Terus dia bertanya: “Menurut kamu pendapat mana yang benar?” saya
jawab: “Ya, jelas benar semua.” Lalu dia berkata: “Kok bisa, pendapat
berbeda bisa dikatakan benar semua. Apa logikanya?” Terus saya jawab:
“Bisa saja. Perbedaan pendapat dalam penafsiran teks itu menurut ahli
tafsir ada dua macam. Ada perbedaan tanawwu’ (variatif), maksudnya
antara pendapat2 itu tidak saling menafikan, bahkan saling melengkapi.
Kedua ada perbedaan tanaqudh, kontradiktif, antara pendapat yang 1 dan
lainnya saling menafikan. Yang kedua ini jarang terjadi dalam penafsiran
teks al-Qur’an maupun hadits.”
Dia tanya: “Terus menurut kamu. Perbedaan dalam al-Durr al-Mantsur
masuk yang mana?” saya jawab: “Masuk yang pertama. Dengan demikian,
berarti istri-istri Nabi saw, dan anak cucu beliau sama-sama Ahlul Bayt.
Istri-istri Nabi saw masuk dalam Ahlul Bayt dengan ketentuan ayat
al-Qur’an itu sendiri, karena konteks ayat tersebut melihat dari pra
(sibaq) dan pasca (lihaq)-nya, jelas-jelas membicarakan istri-istri Nabi
saw. Pendekatan semacam ini dalam penafsiran al-Qur’an disebut dengan
munasabat (korelasi antar ayat yang berdampingan).
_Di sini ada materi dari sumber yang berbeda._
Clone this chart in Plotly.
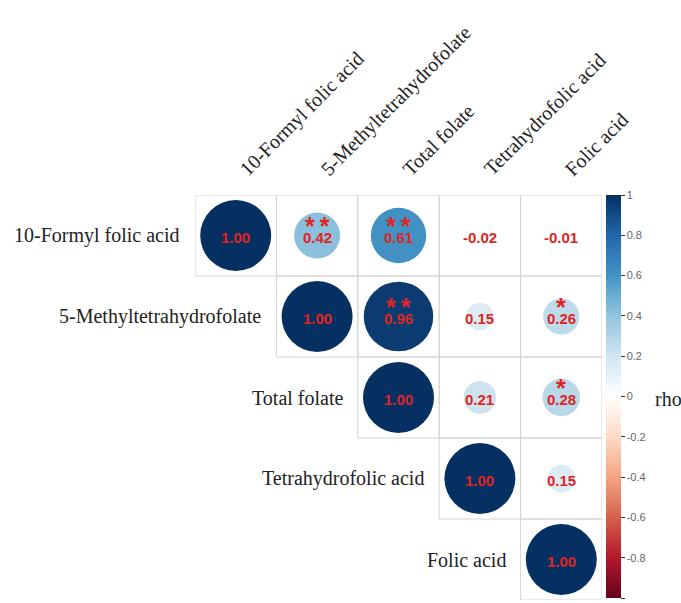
import numpy as np
import plotly.graph_objects as go

# Variables (same order on both axes)
labels = [
    "10-Formyl folic acid",
    "5-Methyltetrahydrofolate",
    "Total folate",
    "Tetrahydrofolic acid",
    "Folic acid",
]

# Spearman correlation matrix (upper triangle used)
rho = [
    [1.00, 0.42, 0.61, -0.02, -0.01],
    [0.42, 1.00, 0.96, 0.15, 0.26],
    [0.61, 0.96, 1.00, 0.21, 0.28],
    [-0.02, 0.15, 0.21, 1.00, 0.15],
    [-0.01, 0.26, 0.28, 0.15, 1.00],
]

# Significance marks (upper triangle)
sig = [
    ["", "**", "**", "", ""],
    ["", "", "**", "", "*"],
    ["", "", "", "", "*"],
    ["", "", "", "", ""],
    ["", "", "", "", ""],
]

# Colour bar ticks
cbar_ticks = [1, 0.8, 0.6, 0.4, 0.2, 0, -0.2, -0.4, -0.6, -0.8, -1]
cbar_ticktext = ["1", "0.8", "0.6", "0.4", "0.2", "0", "-0.2", "-0.4", "-0.6", "-0.8", "-1"]

# corrplot-style RdBu palette
rdbu_cols = ["#67001F", "#B2182B", "#D6604D", "#F4A582", "#FDDBC7", "#FFFFFF",
             "#D1E5F0", "#92C5DE", "#4393C3", "#2166AC", "#053061"]
colorscale = [[i / (len(rdbu_cols) - 1), c] for i, c in enumerate(rdbu_cols)]

n = len(labels)
xs, ys, vals = [], [], []
for i in range(n):
    for j in range(i, n):
        xs.append(j)
        ys.append(i)
        vals.append(rho[i][j])
vals = np.array(vals)

FULL_D = 71  # circle diameter (px) for |rho| = 1
sizes = FULL_D * np.sqrt(np.abs(vals))

TXT_RED = "#e02424"

fig = go.Figure()

# circles (area proportional to |rho|)
fig.add_trace(go.Scatter(
    x=xs, y=ys, mode="markers",
    marker=dict(
        size=sizes, sizemode="diameter", opacity=1,
        color=vals, colorscale=colorscale, cmin=-1, cmax=1,
        line=dict(width=0),
        showscale=True,
        colorbar=dict(
            x=(606 - 195) / 407, xanchor="left", xpad=0,
            y=1, yanchor="top", ypad=0,
            lenmode="pixels", len=403, thickness=15,
            outlinewidth=0,
            tickvals=cbar_ticks, ticktext=cbar_ticktext,
            ticks="outside", ticklen=4, tickcolor="#333", tickwidth=1,
            tickfont=dict(family="Liberation Sans, Arial", size=11, color="#666"),
        ),
    ),
    hoverinfo="skip", showlegend=False,
))

shapes = []
annotations = []

# cell borders, coefficients and significance marks for the upper triangle
for i in range(n):
    for j in range(i, n):
        shapes.append(dict(
            type="rect", xref="x", yref="y",
            x0=j - 0.5, x1=j + 0.5, y0=i - 0.5, y1=i + 0.5,
            line=dict(color="#d4d4d4", width=1), layer="below",
        ))
        annotations.append(dict(
            x=j, y=i, xref="x", yref="y", showarrow=False,
            text=f"{rho[i][j]:.2f}", yshift=-2,
            font=dict(family="Liberation Sans, Arial", size=15, color=TXT_RED, weight="bold"),
        ))
        s = sig[i][j]
        if s:
            annotations.append(dict(
                x=j, y=i, xref="x", yref="y", showarrow=False,
                text="\u2009".join(s),
                font=dict(family="Liberation Sans, Arial", size=25, color=TXT_RED, weight="bold"),
                yshift=10,
            ))

# row labels, left of the diagonal cell
for i, lab in enumerate(labels):
    annotations.append(dict(
        x=i - 0.5, y=i, xref="x", yref="y", showarrow=False,
        text=lab, xanchor="right", yanchor="middle", xshift=-13,
        font=dict(family="Liberation Serif, Times New Roman", size=20, color="#222"),
    ))

# column labels, rotated along the top
for j, lab in enumerate(labels):
    annotations.append(dict(
        x=j, y=1, xref="x", yref="paper", showarrow=False,
        text=lab, textangle=-45, xanchor="left", yanchor="bottom",
        xshift=-3, yshift=12,
        font=dict(family="Liberation Serif, Times New Roman", size=20, color="#222"),
    ))

# colour bar title
annotations.append(dict(
    x=(653 - 195) / 407, y=(600 - 399) / 405, xref="paper", yref="paper",
    showarrow=False, text="rho", xanchor="left", yanchor="middle",
    font=dict(family="Liberation Serif, Times New Roman", size=20, color="#222"),
))

fig.update_layout(
    width=681, height=603,
    margin=dict(l=195, r=79, t=195, b=3, pad=0),
    paper_bgcolor="white", plot_bgcolor="white",
    xaxis=dict(range=[-0.5, n - 0.5], visible=False, fixedrange=True),
    yaxis=dict(range=[n - 0.5, -0.5], visible=False, fixedrange=True),
    shapes=shapes, annotations=annotations,
)

fig.write_html("out.html")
Syaikh
al-Thabathaba’i dalam Tafsir al-Mizan selalu mengikuti pendekatan
munasabat ini dalam menafsirkan ayat-ayat. Tetapi sayang sekali, ketika
dia menafsirkan ayat 33 al-Ahzab, ilmu munasabat-nya tidak manfa’at bagi
beliau, dan tampak sekali fanatisme Syiinya. Na’udzu billah minat
ta’ashshub.
Sedangkan anak cucu Nabi saw, masuk dalam Ahlul Bayt berdasarkan
Sunnah/sabda Nabi saw. Seperti kita maklumi, sunnah itu kedudukannya
sama dengan al-Qur’an. Kesimpulannya, istri-istri Nabi saw masuk dalam
Ahlul Bayt berdasarkan nash ayat al-Qur’an, sedangkan anak cucu Nabi saw
masuk dalam Ahlul Bayt berdasarkan nash Sunnah/Hadits Nabi saw yang
kedudukannya sama dan harus kita ikuti semua.”
Setelah saya jawab dengan keterangan ini, akhirnya teman saya yang
Syii itu beralih ke pembicaraan lain. Sebagai tuan rumah yang baik, saya
hanya mengikuti aja alur pembicaraannya. saya dengar, orang ini memang
sering menjadi pembicara dalam acara-acara pengajian Syiah.
Mudah-mudahan cerita ini bermanfaat bagi kita semua amin.